== Set problem ==
Below are entries. Give back exactly the lines from the one containing "Write a LaTeX" through the one containing "(8,11.5) -- (1073,11.5);", inclusive, without the pictures.
======== Available records ========
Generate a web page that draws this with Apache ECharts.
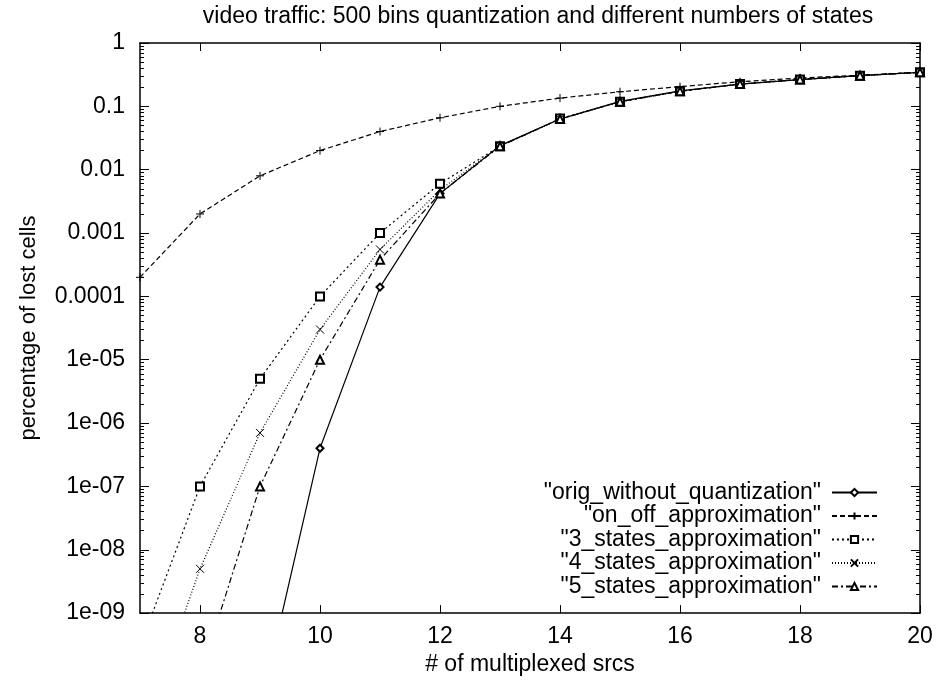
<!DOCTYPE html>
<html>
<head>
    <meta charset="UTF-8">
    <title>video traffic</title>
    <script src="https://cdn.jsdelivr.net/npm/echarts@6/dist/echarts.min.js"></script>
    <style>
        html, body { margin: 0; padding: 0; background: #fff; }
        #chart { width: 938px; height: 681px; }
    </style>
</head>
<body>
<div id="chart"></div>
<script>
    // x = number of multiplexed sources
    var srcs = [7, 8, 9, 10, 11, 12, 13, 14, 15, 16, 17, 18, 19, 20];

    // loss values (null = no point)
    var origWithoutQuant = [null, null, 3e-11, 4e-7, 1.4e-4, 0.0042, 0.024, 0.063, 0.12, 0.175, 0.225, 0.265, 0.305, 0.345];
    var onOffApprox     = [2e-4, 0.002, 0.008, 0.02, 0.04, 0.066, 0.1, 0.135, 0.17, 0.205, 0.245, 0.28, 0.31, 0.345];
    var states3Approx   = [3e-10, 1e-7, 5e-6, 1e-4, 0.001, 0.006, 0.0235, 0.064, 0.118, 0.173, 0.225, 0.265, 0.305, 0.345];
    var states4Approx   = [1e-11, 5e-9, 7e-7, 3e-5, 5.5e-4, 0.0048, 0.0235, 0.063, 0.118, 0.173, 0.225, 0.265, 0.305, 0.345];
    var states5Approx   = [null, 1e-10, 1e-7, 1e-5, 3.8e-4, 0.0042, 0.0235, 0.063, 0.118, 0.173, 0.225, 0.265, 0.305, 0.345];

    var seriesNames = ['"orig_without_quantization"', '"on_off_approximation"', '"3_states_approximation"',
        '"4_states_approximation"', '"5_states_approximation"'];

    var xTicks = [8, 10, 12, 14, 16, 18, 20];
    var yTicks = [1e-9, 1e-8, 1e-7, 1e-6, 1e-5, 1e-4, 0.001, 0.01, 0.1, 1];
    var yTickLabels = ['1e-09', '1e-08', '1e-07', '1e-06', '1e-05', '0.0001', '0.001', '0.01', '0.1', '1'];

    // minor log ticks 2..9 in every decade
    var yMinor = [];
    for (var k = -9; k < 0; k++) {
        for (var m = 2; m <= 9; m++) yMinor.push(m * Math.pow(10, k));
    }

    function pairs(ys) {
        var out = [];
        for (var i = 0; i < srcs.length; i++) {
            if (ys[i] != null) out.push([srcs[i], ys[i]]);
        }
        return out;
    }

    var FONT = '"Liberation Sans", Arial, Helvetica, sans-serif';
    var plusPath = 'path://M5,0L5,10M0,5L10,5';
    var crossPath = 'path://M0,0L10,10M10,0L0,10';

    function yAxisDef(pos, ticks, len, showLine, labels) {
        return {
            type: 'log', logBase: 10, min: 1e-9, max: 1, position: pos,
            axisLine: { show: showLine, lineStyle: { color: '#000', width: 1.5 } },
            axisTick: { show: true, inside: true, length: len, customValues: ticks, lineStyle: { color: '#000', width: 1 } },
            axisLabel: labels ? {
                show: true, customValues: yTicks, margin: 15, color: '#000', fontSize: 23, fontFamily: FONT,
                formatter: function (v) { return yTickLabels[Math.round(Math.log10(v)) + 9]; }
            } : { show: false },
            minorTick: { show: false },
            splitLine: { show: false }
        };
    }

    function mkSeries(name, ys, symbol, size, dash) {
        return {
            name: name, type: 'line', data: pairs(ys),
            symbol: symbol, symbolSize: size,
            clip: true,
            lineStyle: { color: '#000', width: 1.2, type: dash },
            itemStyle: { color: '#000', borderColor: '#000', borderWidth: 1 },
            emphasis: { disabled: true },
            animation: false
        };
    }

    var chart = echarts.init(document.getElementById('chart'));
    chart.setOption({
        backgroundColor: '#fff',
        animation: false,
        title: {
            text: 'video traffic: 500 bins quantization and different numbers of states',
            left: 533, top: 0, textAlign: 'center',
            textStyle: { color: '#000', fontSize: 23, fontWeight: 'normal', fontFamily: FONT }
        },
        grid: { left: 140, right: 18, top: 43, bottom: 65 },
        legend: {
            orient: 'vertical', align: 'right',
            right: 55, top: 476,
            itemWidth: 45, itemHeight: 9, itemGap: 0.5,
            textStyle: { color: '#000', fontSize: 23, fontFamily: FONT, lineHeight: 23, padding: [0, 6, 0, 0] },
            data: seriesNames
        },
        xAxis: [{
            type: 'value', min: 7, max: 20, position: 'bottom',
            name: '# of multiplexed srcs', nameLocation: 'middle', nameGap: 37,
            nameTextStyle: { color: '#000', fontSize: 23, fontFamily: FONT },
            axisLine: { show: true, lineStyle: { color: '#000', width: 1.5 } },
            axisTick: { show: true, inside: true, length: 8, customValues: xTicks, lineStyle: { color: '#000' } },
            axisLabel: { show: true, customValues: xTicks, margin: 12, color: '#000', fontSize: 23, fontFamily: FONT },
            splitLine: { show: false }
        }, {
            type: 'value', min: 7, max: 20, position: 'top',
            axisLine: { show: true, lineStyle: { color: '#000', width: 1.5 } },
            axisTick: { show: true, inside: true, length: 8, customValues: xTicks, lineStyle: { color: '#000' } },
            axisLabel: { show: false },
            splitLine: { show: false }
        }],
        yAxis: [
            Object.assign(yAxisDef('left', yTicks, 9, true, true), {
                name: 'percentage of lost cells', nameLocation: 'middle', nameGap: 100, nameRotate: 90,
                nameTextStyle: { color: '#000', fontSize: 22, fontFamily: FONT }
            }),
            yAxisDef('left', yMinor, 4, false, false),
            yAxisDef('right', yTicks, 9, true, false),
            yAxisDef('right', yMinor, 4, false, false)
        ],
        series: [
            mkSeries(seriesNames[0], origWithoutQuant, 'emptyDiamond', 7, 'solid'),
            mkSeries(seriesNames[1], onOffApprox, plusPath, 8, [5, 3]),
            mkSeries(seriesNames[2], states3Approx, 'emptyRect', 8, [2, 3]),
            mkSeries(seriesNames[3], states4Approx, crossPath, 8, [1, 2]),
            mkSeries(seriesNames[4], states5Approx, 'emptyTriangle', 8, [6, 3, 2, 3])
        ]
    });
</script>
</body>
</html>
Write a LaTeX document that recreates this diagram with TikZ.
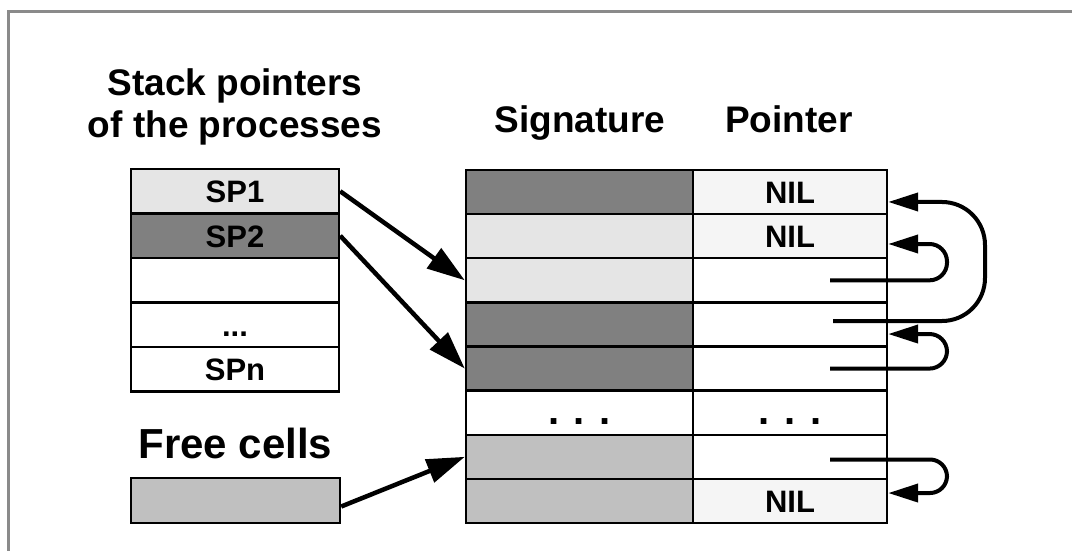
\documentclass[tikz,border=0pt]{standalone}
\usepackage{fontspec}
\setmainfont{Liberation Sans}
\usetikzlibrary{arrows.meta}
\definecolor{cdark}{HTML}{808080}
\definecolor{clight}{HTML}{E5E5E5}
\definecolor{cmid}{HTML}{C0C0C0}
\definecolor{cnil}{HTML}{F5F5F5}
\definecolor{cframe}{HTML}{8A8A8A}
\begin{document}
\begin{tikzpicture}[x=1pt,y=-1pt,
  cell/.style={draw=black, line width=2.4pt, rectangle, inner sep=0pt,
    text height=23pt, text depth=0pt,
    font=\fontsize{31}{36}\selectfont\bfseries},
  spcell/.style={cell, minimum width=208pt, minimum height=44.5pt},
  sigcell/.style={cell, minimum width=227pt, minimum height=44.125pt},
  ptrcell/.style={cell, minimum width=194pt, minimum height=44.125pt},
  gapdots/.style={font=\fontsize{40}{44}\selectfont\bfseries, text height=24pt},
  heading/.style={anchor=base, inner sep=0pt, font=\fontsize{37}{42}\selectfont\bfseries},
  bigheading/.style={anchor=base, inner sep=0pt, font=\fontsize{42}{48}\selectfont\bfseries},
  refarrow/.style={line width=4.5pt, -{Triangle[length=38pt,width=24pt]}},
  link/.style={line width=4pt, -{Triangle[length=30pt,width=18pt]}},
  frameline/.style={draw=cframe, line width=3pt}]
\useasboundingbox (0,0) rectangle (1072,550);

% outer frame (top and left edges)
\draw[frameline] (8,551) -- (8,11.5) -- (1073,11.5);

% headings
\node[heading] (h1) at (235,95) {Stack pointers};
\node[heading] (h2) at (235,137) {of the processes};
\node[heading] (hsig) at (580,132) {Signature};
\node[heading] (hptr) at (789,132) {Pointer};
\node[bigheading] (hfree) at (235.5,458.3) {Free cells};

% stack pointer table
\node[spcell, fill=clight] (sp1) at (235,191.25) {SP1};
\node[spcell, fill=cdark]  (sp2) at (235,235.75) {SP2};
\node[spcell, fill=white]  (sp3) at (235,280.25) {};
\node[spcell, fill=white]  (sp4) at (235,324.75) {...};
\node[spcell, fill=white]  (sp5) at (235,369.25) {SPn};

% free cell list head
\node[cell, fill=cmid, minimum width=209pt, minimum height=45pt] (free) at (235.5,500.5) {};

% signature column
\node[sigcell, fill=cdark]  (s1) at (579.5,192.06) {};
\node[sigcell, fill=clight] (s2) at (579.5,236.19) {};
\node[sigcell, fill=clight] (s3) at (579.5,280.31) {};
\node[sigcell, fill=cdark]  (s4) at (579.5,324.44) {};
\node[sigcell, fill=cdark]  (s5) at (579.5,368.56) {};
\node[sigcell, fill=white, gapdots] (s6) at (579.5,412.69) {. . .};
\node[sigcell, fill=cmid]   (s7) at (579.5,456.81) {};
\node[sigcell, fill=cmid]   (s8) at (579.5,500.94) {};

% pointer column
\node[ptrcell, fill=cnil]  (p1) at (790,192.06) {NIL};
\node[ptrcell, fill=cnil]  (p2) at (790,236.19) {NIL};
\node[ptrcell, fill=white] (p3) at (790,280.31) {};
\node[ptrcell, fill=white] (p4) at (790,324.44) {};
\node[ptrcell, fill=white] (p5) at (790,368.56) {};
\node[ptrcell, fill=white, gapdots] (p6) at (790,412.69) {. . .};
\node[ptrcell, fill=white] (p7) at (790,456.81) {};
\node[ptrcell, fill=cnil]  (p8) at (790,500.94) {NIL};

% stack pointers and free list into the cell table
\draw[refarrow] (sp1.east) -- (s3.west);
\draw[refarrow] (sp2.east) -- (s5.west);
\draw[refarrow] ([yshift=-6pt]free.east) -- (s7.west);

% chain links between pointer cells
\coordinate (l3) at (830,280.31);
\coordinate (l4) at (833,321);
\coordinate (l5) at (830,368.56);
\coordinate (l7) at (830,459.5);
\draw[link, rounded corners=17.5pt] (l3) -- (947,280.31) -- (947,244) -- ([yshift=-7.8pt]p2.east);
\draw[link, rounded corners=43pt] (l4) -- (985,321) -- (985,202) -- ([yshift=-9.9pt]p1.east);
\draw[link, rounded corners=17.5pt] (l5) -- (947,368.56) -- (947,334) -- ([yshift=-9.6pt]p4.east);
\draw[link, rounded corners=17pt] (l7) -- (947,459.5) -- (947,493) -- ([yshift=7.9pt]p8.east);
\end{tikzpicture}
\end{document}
========
== Problem solution ==
Write a LaTeX document that recreates this diagram with TikZ.
\documentclass[tikz,border=0pt]{standalone}
\usepackage{fontspec}
\setmainfont{Liberation Sans}
\usetikzlibrary{arrows.meta}
\definecolor{cdark}{HTML}{808080}
\definecolor{clight}{HTML}{E5E5E5}
\definecolor{cmid}{HTML}{C0C0C0}
\definecolor{cnil}{HTML}{F5F5F5}
\definecolor{cframe}{HTML}{8A8A8A}
\begin{document}
\begin{tikzpicture}[x=1pt,y=-1pt,
  cell/.style={draw=black, line width=2.4pt, rectangle, inner sep=0pt,
    text height=23pt, text depth=0pt,
    font=\fontsize{31}{36}\selectfont\bfseries},
  spcell/.style={cell, minimum width=208pt, minimum height=44.5pt},
  sigcell/.style={cell, minimum width=227pt, minimum height=44.125pt},
  ptrcell/.style={cell, minimum width=194pt, minimum height=44.125pt},
  gapdots/.style={font=\fontsize{40}{44}\selectfont\bfseries, text height=24pt},
  heading/.style={anchor=base, inner sep=0pt, font=\fontsize{37}{42}\selectfont\bfseries},
  bigheading/.style={anchor=base, inner sep=0pt, font=\fontsize{42}{48}\selectfont\bfseries},
  refarrow/.style={line width=4.5pt, -{Triangle[length=38pt,width=24pt]}},
  link/.style={line width=4pt, -{Triangle[length=30pt,width=18pt]}},
  frameline/.style={draw=cframe, line width=3pt}]
\useasboundingbox (0,0) rectangle (1072,550);

% outer frame (top and left edges)
\draw[frameline] (8,551) -- (8,11.5) -- (1073,11.5);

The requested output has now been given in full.